Monday, Jun. 20, 1949
On the Cliff
For almost three years Colombia's silver-haired Mariano Ospina Perez has walked some of the steepest political cliffs in Latin America. Not once have his judgment, his courage and his silken poise failed him. A Conservative who reached the presidency because of a split in the Liberal Party, he has had to govern with a Liberal majority in the Congress and with a coalition cabinet. Ospina brushed off diehard Conservative pressure to crush the opposition by high-handed use of his powers. Last year, when enraged followers of assassinated Liberal Chieftain Jorge Eliecer Gaitan sacked his capital, Ospina refused Liberal demands for his resignation. Though snipers peppered his Bogota office from nearby steeples and buildings, he sat imperturbably at his desk. "Better for Colombia a dead President," he said, "than for me to run away."
Pressure mounted again as last week's congressional elections approached. Throughout the campaign, Conservatives and Liberals in country districts fought it out with knife and gun (TIME, June 6). Conservatives could not understand why Ospina himself did not use force to win the election. Liberals, fearful that a Conservative triumph now would lead to a Conservative presidential victory next year, tried to embarrass the President by withdrawing their men from his cabinet.

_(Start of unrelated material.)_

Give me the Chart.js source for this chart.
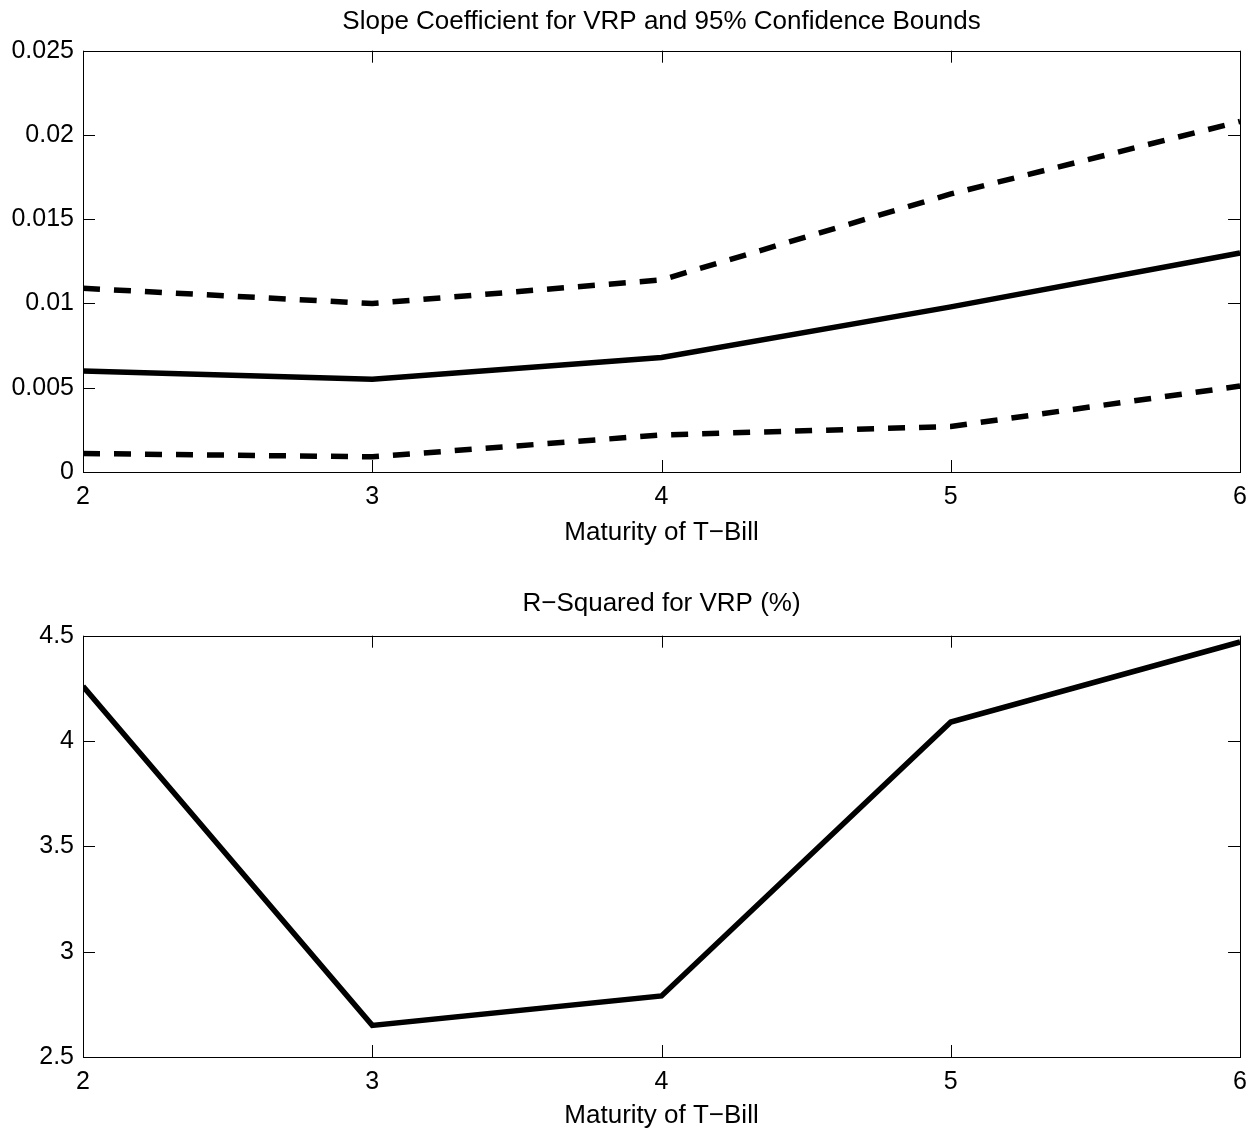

Ospina, with army men replacing some of the departed Liberals, kept his promise of a fair election. Compared to the preelection bloodshed, in which some 200 people were killed, the election went off with unexpected order. Seven men were killed on election day. When the results began coming in, mild-mannered Ospina Perez knew that his ordeal was not ended. The Liberals led by more than 100,000 votes. They again controlled both houses of Congress, but unofficial returns cut their lower house majority from 15 to eight. At week's end, the President still had to choose between inviting the Liberals back into his cabinet or asking the army men to accompany him the rest of the way along the edge of his political precipice.